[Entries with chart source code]
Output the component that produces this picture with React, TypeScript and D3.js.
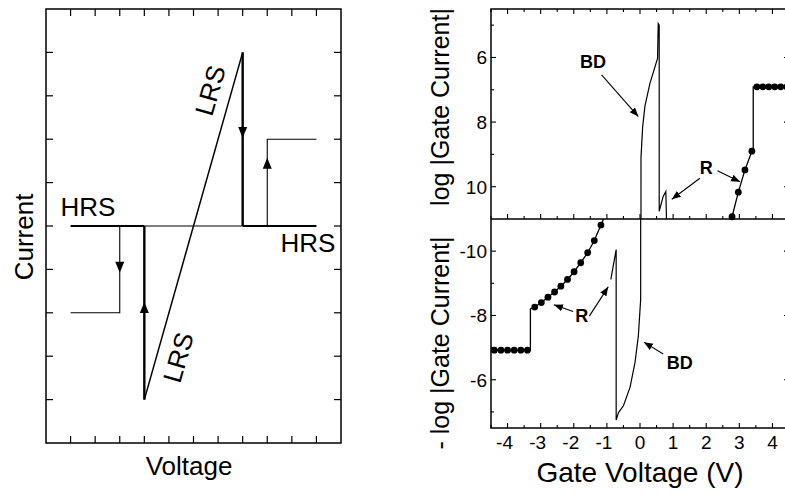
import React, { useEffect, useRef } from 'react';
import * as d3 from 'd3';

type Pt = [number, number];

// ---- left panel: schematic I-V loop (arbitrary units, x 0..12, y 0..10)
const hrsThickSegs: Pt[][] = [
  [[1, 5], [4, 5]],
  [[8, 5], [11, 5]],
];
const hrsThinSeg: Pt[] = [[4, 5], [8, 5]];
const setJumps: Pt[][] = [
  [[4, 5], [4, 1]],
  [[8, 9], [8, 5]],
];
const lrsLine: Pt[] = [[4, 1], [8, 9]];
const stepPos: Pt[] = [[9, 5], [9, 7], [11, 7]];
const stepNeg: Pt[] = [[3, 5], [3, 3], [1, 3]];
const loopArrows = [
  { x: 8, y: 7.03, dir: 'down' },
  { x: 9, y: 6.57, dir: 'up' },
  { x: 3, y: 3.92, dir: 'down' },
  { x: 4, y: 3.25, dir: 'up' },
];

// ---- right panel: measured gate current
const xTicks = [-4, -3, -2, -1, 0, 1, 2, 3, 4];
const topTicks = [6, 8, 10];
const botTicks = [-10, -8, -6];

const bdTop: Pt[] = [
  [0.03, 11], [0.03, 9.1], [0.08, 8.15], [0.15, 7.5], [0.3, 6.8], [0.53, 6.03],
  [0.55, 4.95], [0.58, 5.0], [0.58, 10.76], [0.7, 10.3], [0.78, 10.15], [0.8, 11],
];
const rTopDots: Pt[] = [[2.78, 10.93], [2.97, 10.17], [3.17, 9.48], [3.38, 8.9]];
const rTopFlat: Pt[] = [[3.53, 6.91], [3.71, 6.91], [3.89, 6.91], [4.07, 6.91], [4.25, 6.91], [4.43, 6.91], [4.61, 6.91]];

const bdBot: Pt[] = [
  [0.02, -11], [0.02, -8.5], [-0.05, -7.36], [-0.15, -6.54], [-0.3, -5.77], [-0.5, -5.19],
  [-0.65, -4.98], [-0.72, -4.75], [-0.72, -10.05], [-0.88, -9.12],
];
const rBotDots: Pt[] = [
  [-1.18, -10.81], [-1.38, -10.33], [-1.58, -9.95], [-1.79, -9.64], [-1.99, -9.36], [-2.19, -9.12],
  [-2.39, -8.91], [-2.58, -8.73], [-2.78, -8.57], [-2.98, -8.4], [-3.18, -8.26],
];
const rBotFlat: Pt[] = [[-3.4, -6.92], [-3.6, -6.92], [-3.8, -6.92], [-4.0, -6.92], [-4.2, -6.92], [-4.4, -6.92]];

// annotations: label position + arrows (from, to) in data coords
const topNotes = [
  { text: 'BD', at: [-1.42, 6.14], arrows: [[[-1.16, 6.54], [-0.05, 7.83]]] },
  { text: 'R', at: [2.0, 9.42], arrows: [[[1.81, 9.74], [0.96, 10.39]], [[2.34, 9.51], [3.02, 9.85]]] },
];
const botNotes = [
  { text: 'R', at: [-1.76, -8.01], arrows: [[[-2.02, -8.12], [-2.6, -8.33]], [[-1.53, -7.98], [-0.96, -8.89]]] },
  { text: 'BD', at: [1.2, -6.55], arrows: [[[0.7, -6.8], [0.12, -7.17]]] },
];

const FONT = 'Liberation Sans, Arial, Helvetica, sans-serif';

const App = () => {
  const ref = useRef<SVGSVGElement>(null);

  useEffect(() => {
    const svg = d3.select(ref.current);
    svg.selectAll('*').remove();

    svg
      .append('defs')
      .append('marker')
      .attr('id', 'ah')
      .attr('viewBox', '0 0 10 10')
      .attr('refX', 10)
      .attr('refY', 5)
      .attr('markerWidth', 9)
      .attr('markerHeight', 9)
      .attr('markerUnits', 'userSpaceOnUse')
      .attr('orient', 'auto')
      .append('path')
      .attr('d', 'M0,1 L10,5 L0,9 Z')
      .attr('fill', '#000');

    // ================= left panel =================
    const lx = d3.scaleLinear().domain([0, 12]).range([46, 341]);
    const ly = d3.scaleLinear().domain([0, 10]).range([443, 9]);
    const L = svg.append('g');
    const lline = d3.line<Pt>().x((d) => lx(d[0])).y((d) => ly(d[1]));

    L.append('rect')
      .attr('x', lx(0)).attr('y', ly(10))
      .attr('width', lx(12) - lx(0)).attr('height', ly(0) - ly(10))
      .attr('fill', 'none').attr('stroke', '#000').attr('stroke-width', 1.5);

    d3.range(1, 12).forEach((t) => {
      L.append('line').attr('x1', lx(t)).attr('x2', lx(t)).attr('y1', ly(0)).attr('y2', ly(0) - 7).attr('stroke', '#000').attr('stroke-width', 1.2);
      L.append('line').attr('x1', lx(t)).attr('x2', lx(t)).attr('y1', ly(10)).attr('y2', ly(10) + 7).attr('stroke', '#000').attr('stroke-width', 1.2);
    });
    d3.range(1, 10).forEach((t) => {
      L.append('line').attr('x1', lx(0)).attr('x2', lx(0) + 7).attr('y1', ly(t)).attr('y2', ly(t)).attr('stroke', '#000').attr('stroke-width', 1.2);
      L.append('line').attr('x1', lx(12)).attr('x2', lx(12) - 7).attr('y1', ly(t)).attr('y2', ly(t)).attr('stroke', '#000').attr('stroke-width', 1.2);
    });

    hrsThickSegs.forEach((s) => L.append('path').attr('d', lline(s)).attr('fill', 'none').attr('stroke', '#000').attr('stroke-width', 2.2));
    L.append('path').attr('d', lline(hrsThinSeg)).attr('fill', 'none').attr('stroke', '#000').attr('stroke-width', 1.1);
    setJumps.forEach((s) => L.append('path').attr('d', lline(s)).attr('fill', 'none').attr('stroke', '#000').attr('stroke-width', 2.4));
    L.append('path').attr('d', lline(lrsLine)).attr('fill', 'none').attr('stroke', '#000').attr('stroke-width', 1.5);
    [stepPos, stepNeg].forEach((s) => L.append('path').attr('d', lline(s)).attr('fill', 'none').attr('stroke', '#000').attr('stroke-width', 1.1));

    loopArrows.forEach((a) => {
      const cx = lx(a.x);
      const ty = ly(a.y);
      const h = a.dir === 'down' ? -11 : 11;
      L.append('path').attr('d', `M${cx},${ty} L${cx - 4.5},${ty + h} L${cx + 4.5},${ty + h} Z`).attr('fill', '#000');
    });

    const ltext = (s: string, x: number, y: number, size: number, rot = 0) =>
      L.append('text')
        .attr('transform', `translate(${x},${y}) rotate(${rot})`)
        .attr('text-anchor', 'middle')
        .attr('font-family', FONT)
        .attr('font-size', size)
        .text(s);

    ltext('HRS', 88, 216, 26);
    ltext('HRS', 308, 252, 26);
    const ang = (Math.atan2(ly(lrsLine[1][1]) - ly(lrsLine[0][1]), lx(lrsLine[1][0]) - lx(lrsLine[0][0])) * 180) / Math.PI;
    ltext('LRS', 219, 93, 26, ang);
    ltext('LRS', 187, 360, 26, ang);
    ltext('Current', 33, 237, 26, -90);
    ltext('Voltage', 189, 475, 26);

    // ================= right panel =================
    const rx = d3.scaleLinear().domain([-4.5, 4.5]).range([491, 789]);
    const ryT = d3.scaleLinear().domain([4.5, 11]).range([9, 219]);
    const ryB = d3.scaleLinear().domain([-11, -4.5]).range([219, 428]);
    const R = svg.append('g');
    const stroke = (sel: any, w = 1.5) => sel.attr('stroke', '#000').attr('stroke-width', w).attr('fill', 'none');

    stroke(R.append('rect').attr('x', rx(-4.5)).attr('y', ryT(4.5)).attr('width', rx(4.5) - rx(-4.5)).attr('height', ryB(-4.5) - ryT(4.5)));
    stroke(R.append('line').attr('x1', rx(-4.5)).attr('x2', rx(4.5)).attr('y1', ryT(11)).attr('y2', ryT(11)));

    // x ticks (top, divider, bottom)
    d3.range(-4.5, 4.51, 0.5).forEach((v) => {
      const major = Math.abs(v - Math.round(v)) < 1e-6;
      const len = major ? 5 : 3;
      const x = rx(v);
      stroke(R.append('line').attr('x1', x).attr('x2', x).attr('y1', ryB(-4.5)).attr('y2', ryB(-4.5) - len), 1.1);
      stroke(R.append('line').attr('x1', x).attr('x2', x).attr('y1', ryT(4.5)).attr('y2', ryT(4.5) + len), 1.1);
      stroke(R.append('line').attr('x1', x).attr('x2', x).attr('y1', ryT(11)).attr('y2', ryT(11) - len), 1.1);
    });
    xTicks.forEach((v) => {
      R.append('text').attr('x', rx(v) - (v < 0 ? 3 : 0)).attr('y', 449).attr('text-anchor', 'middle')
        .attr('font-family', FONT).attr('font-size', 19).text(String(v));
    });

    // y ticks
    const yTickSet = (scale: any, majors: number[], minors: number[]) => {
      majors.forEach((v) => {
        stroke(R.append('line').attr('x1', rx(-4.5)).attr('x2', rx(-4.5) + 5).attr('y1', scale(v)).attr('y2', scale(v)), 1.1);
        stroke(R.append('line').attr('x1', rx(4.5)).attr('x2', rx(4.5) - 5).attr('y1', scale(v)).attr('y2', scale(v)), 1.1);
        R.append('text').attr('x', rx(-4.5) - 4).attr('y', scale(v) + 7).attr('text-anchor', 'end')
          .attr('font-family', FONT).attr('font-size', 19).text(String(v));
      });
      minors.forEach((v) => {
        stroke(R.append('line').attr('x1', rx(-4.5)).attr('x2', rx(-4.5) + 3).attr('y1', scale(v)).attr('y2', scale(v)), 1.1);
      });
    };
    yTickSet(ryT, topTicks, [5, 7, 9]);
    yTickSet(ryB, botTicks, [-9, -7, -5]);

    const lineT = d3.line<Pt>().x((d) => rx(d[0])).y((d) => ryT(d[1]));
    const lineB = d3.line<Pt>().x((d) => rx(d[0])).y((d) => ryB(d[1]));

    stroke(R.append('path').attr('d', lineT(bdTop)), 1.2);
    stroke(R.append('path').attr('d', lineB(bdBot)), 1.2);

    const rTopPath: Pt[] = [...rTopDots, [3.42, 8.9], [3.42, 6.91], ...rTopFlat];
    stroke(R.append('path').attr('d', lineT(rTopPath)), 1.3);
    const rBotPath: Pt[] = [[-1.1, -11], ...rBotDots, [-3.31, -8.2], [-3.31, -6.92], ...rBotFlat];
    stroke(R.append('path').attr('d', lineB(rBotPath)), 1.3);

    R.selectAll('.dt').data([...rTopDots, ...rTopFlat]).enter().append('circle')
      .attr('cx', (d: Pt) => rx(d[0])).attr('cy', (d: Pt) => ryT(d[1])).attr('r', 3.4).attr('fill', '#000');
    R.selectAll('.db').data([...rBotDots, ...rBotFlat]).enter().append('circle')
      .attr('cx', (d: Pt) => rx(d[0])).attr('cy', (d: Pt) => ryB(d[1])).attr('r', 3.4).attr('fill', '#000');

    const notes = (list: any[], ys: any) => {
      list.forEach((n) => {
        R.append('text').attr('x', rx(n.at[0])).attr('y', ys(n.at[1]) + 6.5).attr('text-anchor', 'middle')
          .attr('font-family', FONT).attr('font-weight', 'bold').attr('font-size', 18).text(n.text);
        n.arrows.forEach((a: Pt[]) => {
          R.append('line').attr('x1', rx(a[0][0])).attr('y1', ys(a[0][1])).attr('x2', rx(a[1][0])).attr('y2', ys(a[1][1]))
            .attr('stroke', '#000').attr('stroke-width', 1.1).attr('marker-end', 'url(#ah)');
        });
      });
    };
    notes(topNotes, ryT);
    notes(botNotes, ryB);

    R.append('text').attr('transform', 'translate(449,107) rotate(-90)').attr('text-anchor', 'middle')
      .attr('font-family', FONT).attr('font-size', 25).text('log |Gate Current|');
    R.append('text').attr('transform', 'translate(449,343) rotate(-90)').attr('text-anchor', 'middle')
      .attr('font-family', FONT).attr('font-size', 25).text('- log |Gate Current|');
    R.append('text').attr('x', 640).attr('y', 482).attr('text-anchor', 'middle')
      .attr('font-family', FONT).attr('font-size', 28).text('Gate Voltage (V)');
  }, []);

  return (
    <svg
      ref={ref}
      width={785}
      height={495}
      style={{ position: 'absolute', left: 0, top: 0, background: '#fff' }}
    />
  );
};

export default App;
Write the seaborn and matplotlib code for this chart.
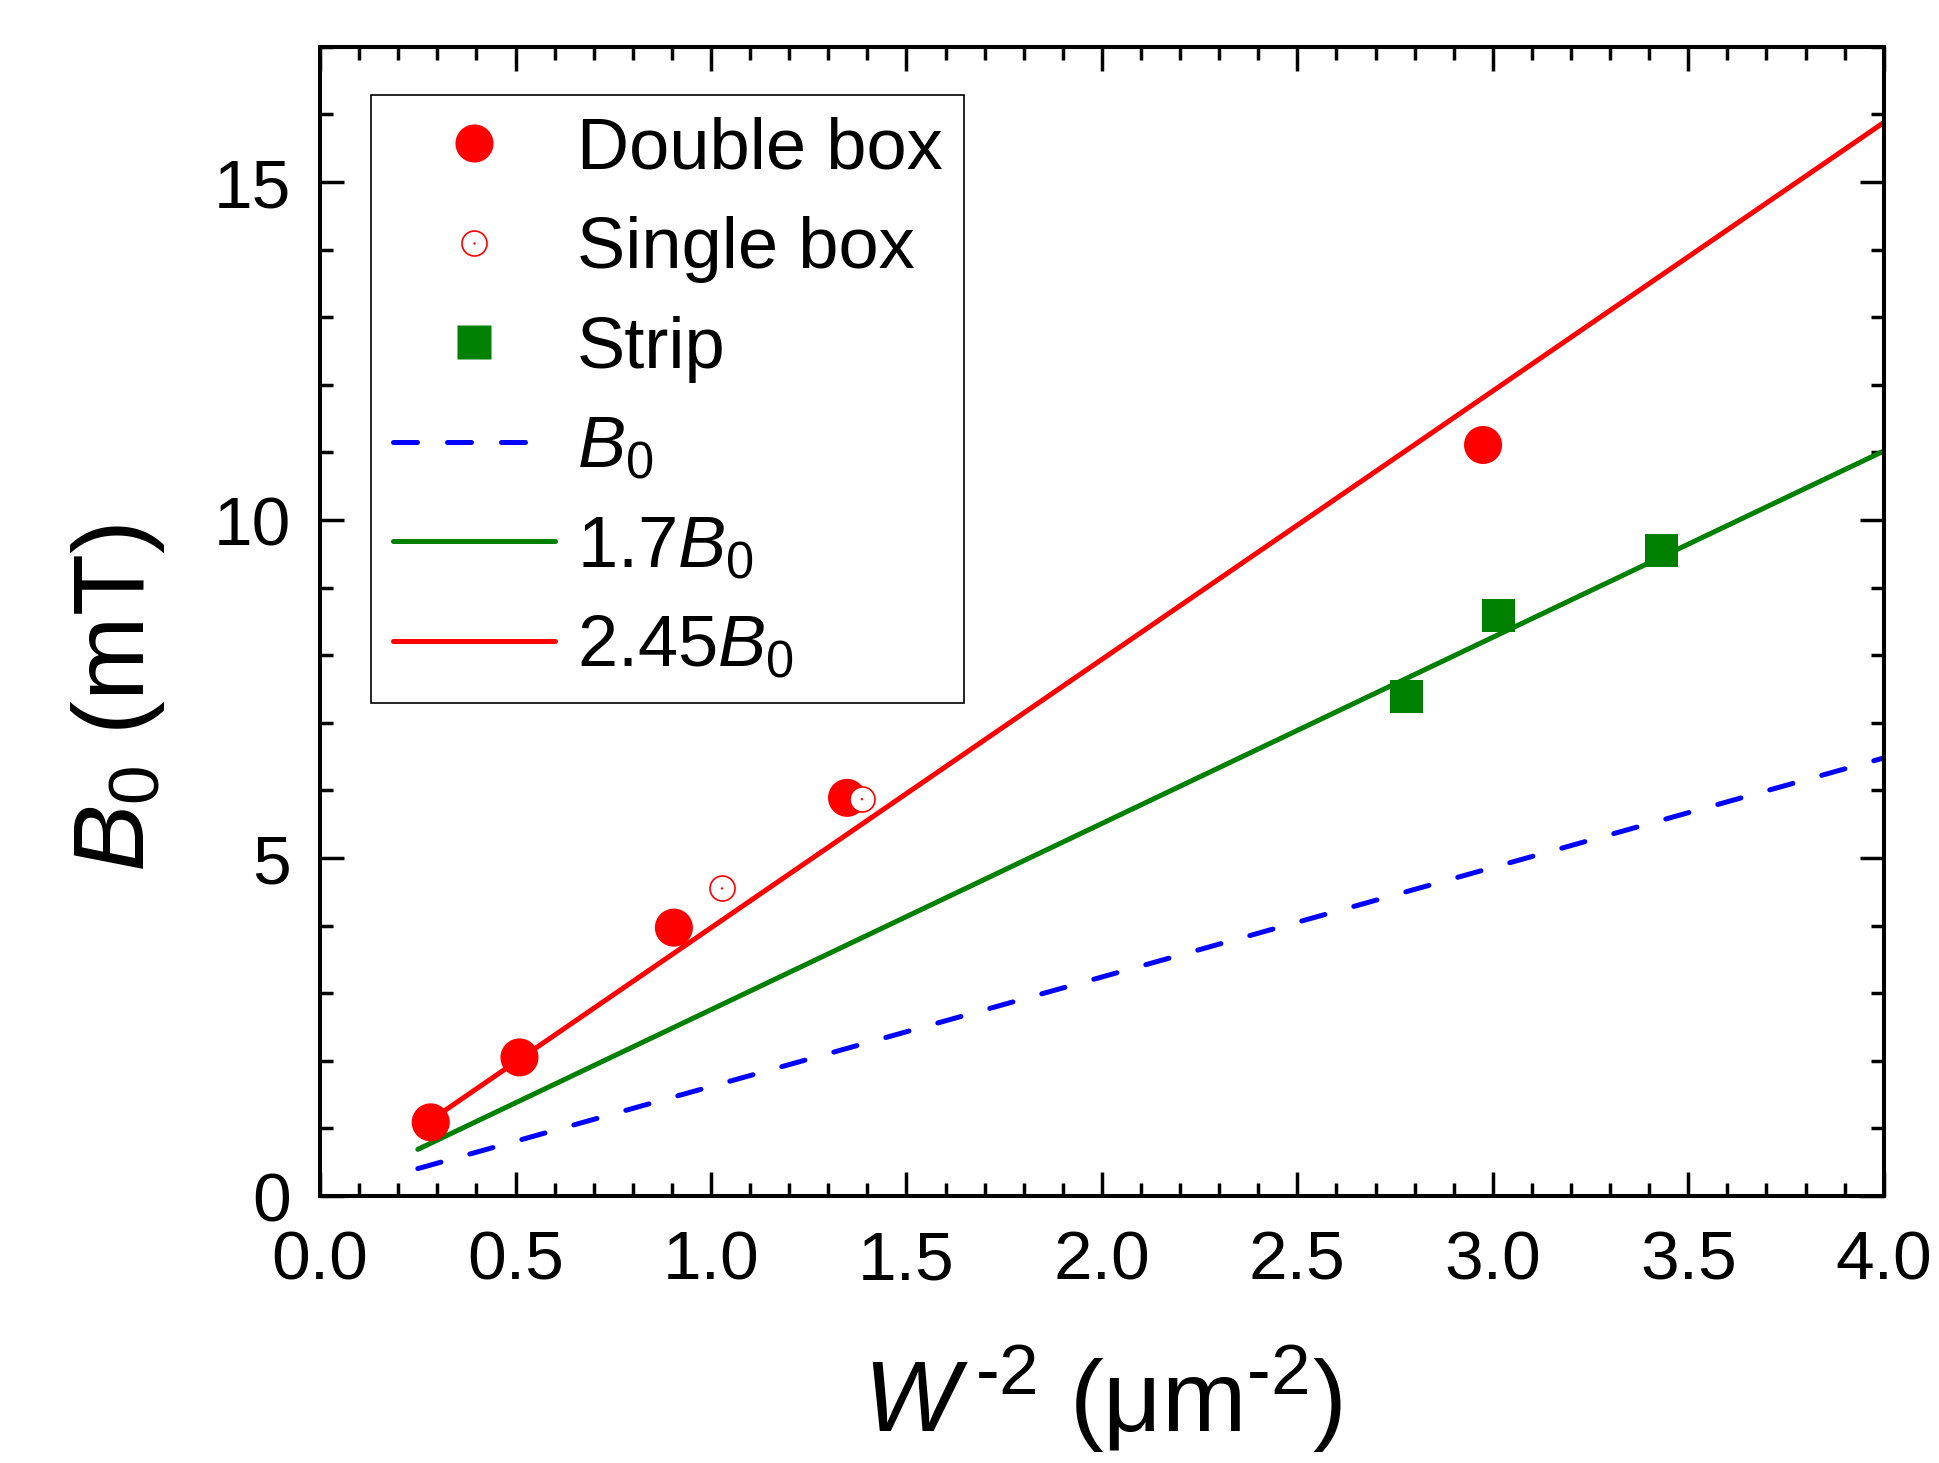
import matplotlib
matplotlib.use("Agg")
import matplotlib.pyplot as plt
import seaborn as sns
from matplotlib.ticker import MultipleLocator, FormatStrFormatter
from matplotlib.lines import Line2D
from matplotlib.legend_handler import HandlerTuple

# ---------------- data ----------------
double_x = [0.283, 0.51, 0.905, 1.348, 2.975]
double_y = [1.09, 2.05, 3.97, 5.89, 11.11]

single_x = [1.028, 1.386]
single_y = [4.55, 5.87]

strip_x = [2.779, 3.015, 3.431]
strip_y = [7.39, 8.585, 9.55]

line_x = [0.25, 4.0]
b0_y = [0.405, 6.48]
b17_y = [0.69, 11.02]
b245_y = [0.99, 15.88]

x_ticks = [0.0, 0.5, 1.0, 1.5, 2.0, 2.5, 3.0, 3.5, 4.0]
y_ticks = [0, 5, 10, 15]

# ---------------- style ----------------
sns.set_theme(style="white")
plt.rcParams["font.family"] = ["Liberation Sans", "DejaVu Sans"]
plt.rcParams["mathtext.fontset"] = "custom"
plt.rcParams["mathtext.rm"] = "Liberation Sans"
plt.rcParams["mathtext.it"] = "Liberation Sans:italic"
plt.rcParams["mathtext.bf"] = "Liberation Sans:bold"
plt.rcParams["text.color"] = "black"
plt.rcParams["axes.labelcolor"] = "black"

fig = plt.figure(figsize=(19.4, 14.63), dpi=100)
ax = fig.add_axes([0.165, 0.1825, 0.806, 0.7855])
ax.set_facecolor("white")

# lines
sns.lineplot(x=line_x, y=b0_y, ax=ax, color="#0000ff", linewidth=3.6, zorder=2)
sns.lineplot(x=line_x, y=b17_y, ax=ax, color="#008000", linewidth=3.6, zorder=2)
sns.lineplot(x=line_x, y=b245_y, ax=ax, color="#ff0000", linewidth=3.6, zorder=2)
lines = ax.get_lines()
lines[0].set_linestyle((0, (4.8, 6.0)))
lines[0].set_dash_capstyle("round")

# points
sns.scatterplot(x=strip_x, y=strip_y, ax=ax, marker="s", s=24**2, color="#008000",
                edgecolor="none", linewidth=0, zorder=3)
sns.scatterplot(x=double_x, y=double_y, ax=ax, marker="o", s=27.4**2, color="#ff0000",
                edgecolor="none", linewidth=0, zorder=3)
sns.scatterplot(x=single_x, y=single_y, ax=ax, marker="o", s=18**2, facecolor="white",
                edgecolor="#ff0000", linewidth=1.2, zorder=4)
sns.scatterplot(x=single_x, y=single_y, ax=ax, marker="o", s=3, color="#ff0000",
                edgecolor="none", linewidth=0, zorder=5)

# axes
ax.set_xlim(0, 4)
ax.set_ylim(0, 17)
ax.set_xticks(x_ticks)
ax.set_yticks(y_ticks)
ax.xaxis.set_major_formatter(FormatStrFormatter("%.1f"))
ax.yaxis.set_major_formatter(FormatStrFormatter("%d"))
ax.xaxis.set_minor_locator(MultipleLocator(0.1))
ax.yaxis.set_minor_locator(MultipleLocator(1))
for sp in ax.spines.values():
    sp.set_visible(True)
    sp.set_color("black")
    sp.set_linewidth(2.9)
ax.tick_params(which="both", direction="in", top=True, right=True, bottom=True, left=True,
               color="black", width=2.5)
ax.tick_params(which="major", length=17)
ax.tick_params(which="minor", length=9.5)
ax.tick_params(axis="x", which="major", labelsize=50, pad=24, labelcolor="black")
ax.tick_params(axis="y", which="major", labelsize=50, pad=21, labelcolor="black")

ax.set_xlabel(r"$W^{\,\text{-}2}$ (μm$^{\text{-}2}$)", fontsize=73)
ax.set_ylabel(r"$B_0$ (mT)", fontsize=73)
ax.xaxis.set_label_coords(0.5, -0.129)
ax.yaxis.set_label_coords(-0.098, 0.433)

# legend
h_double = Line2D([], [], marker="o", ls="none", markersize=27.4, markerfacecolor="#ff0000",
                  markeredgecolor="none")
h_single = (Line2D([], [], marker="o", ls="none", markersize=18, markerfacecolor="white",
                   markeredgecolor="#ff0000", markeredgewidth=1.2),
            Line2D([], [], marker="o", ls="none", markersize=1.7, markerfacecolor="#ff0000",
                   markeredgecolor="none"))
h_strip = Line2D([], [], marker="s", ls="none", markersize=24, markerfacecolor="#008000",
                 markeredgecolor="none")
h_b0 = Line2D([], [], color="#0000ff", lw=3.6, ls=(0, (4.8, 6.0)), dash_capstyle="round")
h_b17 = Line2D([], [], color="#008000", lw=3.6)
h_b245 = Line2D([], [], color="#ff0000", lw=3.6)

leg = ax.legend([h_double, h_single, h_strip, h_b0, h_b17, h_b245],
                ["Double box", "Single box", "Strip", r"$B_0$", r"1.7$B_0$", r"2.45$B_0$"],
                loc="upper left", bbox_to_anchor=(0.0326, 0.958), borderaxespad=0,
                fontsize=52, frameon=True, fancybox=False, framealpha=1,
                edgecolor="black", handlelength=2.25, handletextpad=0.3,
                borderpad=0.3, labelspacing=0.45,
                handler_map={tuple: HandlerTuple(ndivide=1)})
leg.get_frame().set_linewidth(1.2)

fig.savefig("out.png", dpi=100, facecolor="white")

## PROBLEM STATEMENT:
Using the listing above, repeat word for word each line from the one with "Write the seaborn" down to the one with "single_y = [4.55, 5.87]", both included. Omit all pictures.

## FINAL RESULT:
Write the seaborn and matplotlib code for this chart.
import matplotlib
matplotlib.use("Agg")
import matplotlib.pyplot as plt
import seaborn as sns
from matplotlib.ticker import MultipleLocator, FormatStrFormatter
from matplotlib.lines import Line2D
from matplotlib.legend_handler import HandlerTuple

# ---------------- data ----------------
double_x = [0.283, 0.51, 0.905, 1.348, 2.975]
double_y = [1.09, 2.05, 3.97, 5.89, 11.11]

single_x = [1.028, 1.386]
single_y = [4.55, 5.87]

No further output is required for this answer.